By the age of twelve, Fields says, he was working two jobs and spending his earnings on Southern Comfort and weed. “I knew it was wrong, but I couldn’t see a way to change the path I was on.” In high school, he was in constant trouble with the law and failing most of his classes, but there was no attempt at intervention, even after he was expelled for drinking tequila at school. “Either the high school was extremely naive or they didn’t care … They had no reason to invest in me from an academic or athletic standpoint.”

It was his boss at a local restaurant who told him, “You don’t have to do this anymore. You don’t have to live this way.” But when Fields went to his school guidance counselor, the counselor insisted on calling his parents. His father was furious and threatened the boy. That night, when his parents left him with his younger siblings, Fields took his anger out on his little sister. “I realized I was treating her the way my father treated me, and I felt sick,” he recalls. “I looked at the second-story window, considering whether I should jump and end everything.”

His mother had insurance that would cover his stay at St. Joseph Mercy Hospital’s rehab center, and he eagerly agreed to go. “I remember doing the intake, confessing what my consumption was. There was some godlike moment of clarity for me.” But when he returned home, he quickly realized that nothing–neither his parents’ drug abuse nor the physical abuse–had changed.

When his after-care counselor insisted he move out, Fields became emancipated at sixteen. He dropped out of high school and spent the next five years struggling to put his life in order, although he never again touched drugs or alcohol.

Realizing he was at a crossroads, one of his AA sponsors introduced him to Ron Harrison. “We became much more than patient and therapist. We became great friends,” Fields says. One of his biggest challenges had been to accept the frequent references to God in AA’s program. “I was raised with a Catholic God who was damning and eager to send me to hell,” Fields explains. “I never felt I could be good enough for God. But Ron suggested I write a want ad for the god I hoped to find. I wrote the things I thought were important in a higher power. And that worked for me.”

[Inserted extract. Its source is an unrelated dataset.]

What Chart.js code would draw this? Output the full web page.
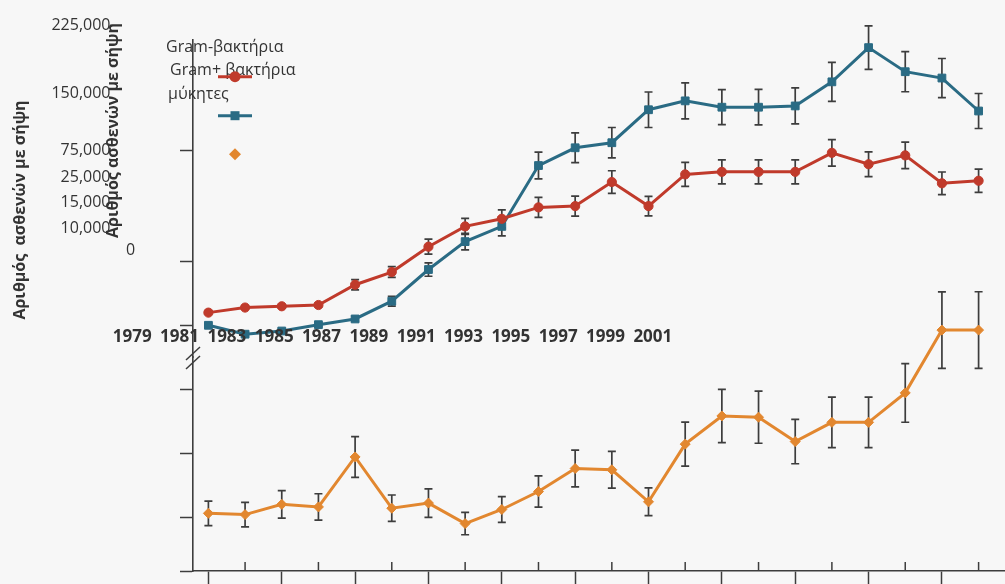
<!DOCTYPE html>
<html>
<head>
<meta charset="utf-8">
<script src="https://cdn.jsdelivr.net/npm/chart.js@4.4.1/dist/chart.umd.min.js"></script>
<style>
  html, body { margin: 0; padding: 0; background: #f7f7f7; }
  #wrap { position: relative; width: 1005px; height: 584px; }
</style>
</head>
<body>
<div id="wrap"><canvas id="sepsisChart" width="1005" height="584"></canvas></div>
<script>
// sepsis cases per year by organism, 1979-2000
const years = [1979, 1980, 1981, 1982, 1983, 1984, 1985, 1986, 1987, 1988, 1989,
               1990, 1991, 1992, 1993, 1994, 1995, 1996, 1997, 1998, 1999, 2000];

const gramNeg = [35000, 39000, 40000, 41000, 57000, 67000, 87000, 103000, 109000, 118000, 119000,
                 138000, 119000, 144000, 146000, 146000, 146000, 161000, 152000, 159000, 137000, 139000];
const gramNegErr = [1200, 1300, 1400, 1500, 4000, 4200, 5900, 6300, 7100, 7900, 7900,
                    8900, 7700, 9500, 9500, 9500, 9500, 10400, 9700, 10400, 8900, 9100];

const gramPos = [25000, 18000, 20500, 25500, 30000, 44000, 69000, 91000, 103000, 151000, 165000,
                 169000, 195000, 202000, 197000, 197000, 198000, 217000, 244000, 225000, 220000, 194000];
const gramPosErr = [1500, 1500, 1500, 1500, 1800, 3900, 5300, 6500, 7500, 10600, 11700,
                    12000, 14000, 14200, 13800, 14000, 14200, 15400, 17100, 15800, 15400, 13800];

const fungi = [5300, 5200, 6000, 5800, 9700, 5700, 6100, 4500, 5600, 7000, 8800,
               8700, 6200, 10700, 12900, 12800, 10900, 12400, 12400, 14700, 19600, 19600];
const fungiErr = [960, 950, 1070, 1030, 1590, 1030, 1110, 870, 1010, 1220, 1440,
                  1430, 1080, 1720, 2080, 2030, 1730, 1970, 1970, 2290, 2980, 2990];

const seriesNames = ["Gram-βακτήρια", "Gram+ βακτήρια", "μύκητες"];
const valueLabels = ["225,000", "150,000", "75,000", "25,000", "15,000", "10,000", "0"];
const yearLabels = ["1979", "1981", "1983", "1985", "1987", "1989", "1991", "1993", "1995", "1997", "1999", "2001"];
const bactTicks = [25000, 75000, 162500];
const fungiTicks = [800, 5000, 10000, 15000];
const yTitle = "Αριθμός ασθενών με σήψη";
const yTitle2 = "Αριθμός  ασθενών με σήψη";

const RED = "#c03a2b";
const BLUE = "#2a6b84";
const ORANGE = "#e2872f";
const AXIS = "#3d3d3d";
const TEXT = "#333333";
const FONT = '"Open Sans", "Noto Sans", sans-serif';

const toPoints = (vals) => vals.map((v, i) => ({ x: years[i], y: v }));

// vertical error bars with caps, drawn under the markers
const errorBars = {
  id: "errorBars",
  beforeDatasetsDraw(chart) {
    const ctx = chart.ctx;
    ctx.save();
    ctx.strokeStyle = AXIS;
    ctx.lineWidth = 1.7;
    chart.data.datasets.forEach((ds, di) => {
      const meta = chart.getDatasetMeta(di);
      const yScale = chart.scales[ds.yAxisID];
      meta.data.forEach((pt, i) => {
        const v = ds.data[i].y;
        const e = ds.errors[i];
        const top = yScale.getPixelForValue(v + e);
        const bot = yScale.getPixelForValue(v - e);
        ctx.beginPath();
        ctx.moveTo(pt.x, top); ctx.lineTo(pt.x, bot);
        ctx.moveTo(pt.x - 4, top); ctx.lineTo(pt.x + 4, top);
        ctx.moveTo(pt.x - 4, bot); ctx.lineTo(pt.x + 4, bot);
        ctx.stroke();
      });
    });
    ctx.restore();
  }
};

function strokeLine(ctx, x1, y1, x2, y2) {
  ctx.beginPath();
  ctx.moveTo(x1, y1);
  ctx.lineTo(x2, y2);
  ctx.stroke();
}

// inward ticks, axis break, loose labels, titles and the legend
const decorations = {
  id: "decorations",
  afterDraw(chart) {
    const { ctx, chartArea, scales } = chart;
    const left = chartArea.left;
    const bottom = chartArea.bottom;
    const split = scales.yBact.bottom;

    ctx.save();
    ctx.strokeStyle = AXIS;
    ctx.lineWidth = 1.5;
    years.forEach((yr) => {
      if (yr % 2 === 0) {
        const px = scales.x.getPixelForValue(yr);
        strokeLine(ctx, px, bottom, px, bottom - 9);
      }
    });
    strokeLine(ctx, left - 7, split + 3, left + 7, split - 10);
    strokeLine(ctx, left - 7, split + 12, left + 7, split - 1);

    ctx.fillStyle = TEXT;
    ctx.textBaseline = "alphabetic";

    // value labels stacked on the left
    const labelBase = [30, 98, 155, 182, 207, 233, 255];
    ctx.font = "16px " + FONT;
    valueLabels.forEach((txt, i) => {
      if (txt === "0") {
        ctx.textAlign = "left";
        ctx.fillText(txt, 126, labelBase[i]);
      } else {
        ctx.textAlign = "right";
        ctx.fillText(txt, 110.5, labelBase[i]);
      }
    });

    // year row
    ctx.font = "bold 17px " + FONT;
    ctx.textAlign = "center";
    yearLabels.forEach((txt, i) => {
      ctx.fillText(txt, 132.2 + 47.33 * i, 341.5);
    });

    // rotated titles
    ctx.font = "bold 16px " + FONT;
    ctx.save();
    ctx.translate(118, 130.5);
    ctx.rotate(-Math.PI / 2);
    ctx.fillText(yTitle, 0, 0);
    ctx.restore();
    ctx.save();
    ctx.translate(25, 210);
    ctx.rotate(-Math.PI / 2);
    ctx.fillText(yTitle2, 0, 0);
    ctx.restore();

    // legend text
    ctx.font = "16px " + FONT;
    ctx.textAlign = "left";
    ctx.fillText(seriesNames[0], 166, 52);
    ctx.fillText(seriesNames[1], 170, 75);
    ctx.fillText(seriesNames[2], 168, 99);

    // legend markers
    ctx.lineWidth = 3;
    ctx.strokeStyle = RED;
    strokeLine(ctx, 218, 76.7, 252, 76.7);
    ctx.fillStyle = RED;
    ctx.beginPath();
    ctx.arc(235, 76.7, 5.5, 0, Math.PI * 2);
    ctx.fill();

    ctx.strokeStyle = BLUE;
    strokeLine(ctx, 218, 115.7, 252, 115.7);
    ctx.fillStyle = BLUE;
    ctx.fillRect(230.5, 111.2, 9, 9);

    ctx.fillStyle = ORANGE;
    ctx.beginPath();
    ctx.moveTo(235, 148.3);
    ctx.lineTo(241, 154.3);
    ctx.lineTo(235, 160.3);
    ctx.lineTo(229, 154.3);
    ctx.closePath();
    ctx.fill();

    ctx.restore();
  }
};

const ctx = document.getElementById("sepsisChart").getContext("2d");
new Chart(ctx, {
  type: "line",
  data: {
    datasets: [
      {
        label: seriesNames[0],
        data: toPoints(gramNeg),
        errors: gramNegErr,
        yAxisID: "yBact",
        borderColor: RED,
        backgroundColor: RED,
        borderWidth: 3,
        pointStyle: "circle",
        pointRadius: 4.6,
        pointBorderWidth: 1,
        clip: false
      },
      {
        label: seriesNames[1],
        data: toPoints(gramPos),
        errors: gramPosErr,
        yAxisID: "yBact",
        borderColor: BLUE,
        backgroundColor: BLUE,
        borderWidth: 3,
        pointStyle: "rect",
        pointRadius: 5.5,
        pointBorderWidth: 1,
        clip: false
      },
      {
        label: seriesNames[2],
        data: toPoints(fungi),
        errors: fungiErr,
        yAxisID: "yFungi",
        borderColor: ORANGE,
        backgroundColor: ORANGE,
        borderWidth: 3,
        pointStyle: "rectRot",
        pointRadius: 5,
        pointBorderWidth: 1,
        clip: false
      }
    ]
  },
  options: {
    responsive: false,
    animation: false,
    layout: { autoPadding: false, padding: { left: 180, top: 40, right: 0, bottom: 0 } },
    plugins: {
      legend: { display: false },
      tooltip: { enabled: false }
    },
    scales: {
      x: {
        type: "linear",
        min: 1978.58,
        max: 2000.72,
        afterBuildTicks: (scale) => {
          scale.ticks = years.map((yr) => ({ value: yr }));
        },
        ticks: { display: false },
        grid: {
          drawOnChartArea: false,
          tickLength: 13,
          tickWidth: 1.5,
          tickColor: (c) => (c.tick && c.tick.value % 2 === 1 ? AXIS : "rgba(0,0,0,0)")
        },
        border: { color: AXIS, width: 1.6 }
      },
      yBact: {
        type: "linear",
        position: "left",
        stack: "panels",
        stackWeight: 317,
        weight: 1,
        min: 0,
        max: 250000,
        afterBuildTicks: (scale) => {
          scale.ticks = bactTicks.map((v) => ({ value: v }));
        },
        ticks: { display: false },
        grid: { drawOnChartArea: false, tickLength: 13, tickWidth: 1.5, tickColor: AXIS },
        border: { color: AXIS, width: 1.6 }
      },
      yFungi: {
        type: "linear",
        position: "left",
        stack: "panels",
        stackWeight: 214,
        weight: 0,
        min: 800,
        max: 17500,
        afterBuildTicks: (scale) => {
          scale.ticks = fungiTicks.map((v) => ({ value: v }));
        },
        ticks: { display: false },
        grid: { drawOnChartArea: false, tickLength: 13, tickWidth: 1.5, tickColor: AXIS },
        border: { color: AXIS, width: 1.6 }
      }
    }
  },
  plugins: [errorBars, decorations]
});
</script>
</body>
</html>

Fields married a recovering addict, with the understanding that if either one relapsed, they would be cut off from the family and finances until rehab was successful. “It’s awesome how well that agreement has worked for us,” he says. But twelve years ago, he was seriously injured by a drunken motorist.

He had to give up his work as a house painter and learn to walk and talk all over again. Since then, Fields has cared for his three young children. He also teaches spin classes, volunteers in the schools, works with his church youth program, and recently started taking community college classes. And he sponsors three recovering addicts in AA.

“Ron was only the second male in my life who did not hurt me in some way,” Fields explains. “He modeled what I want to give my kids and my community. I’ll never be able to repay my debt to him. But I’ll try.”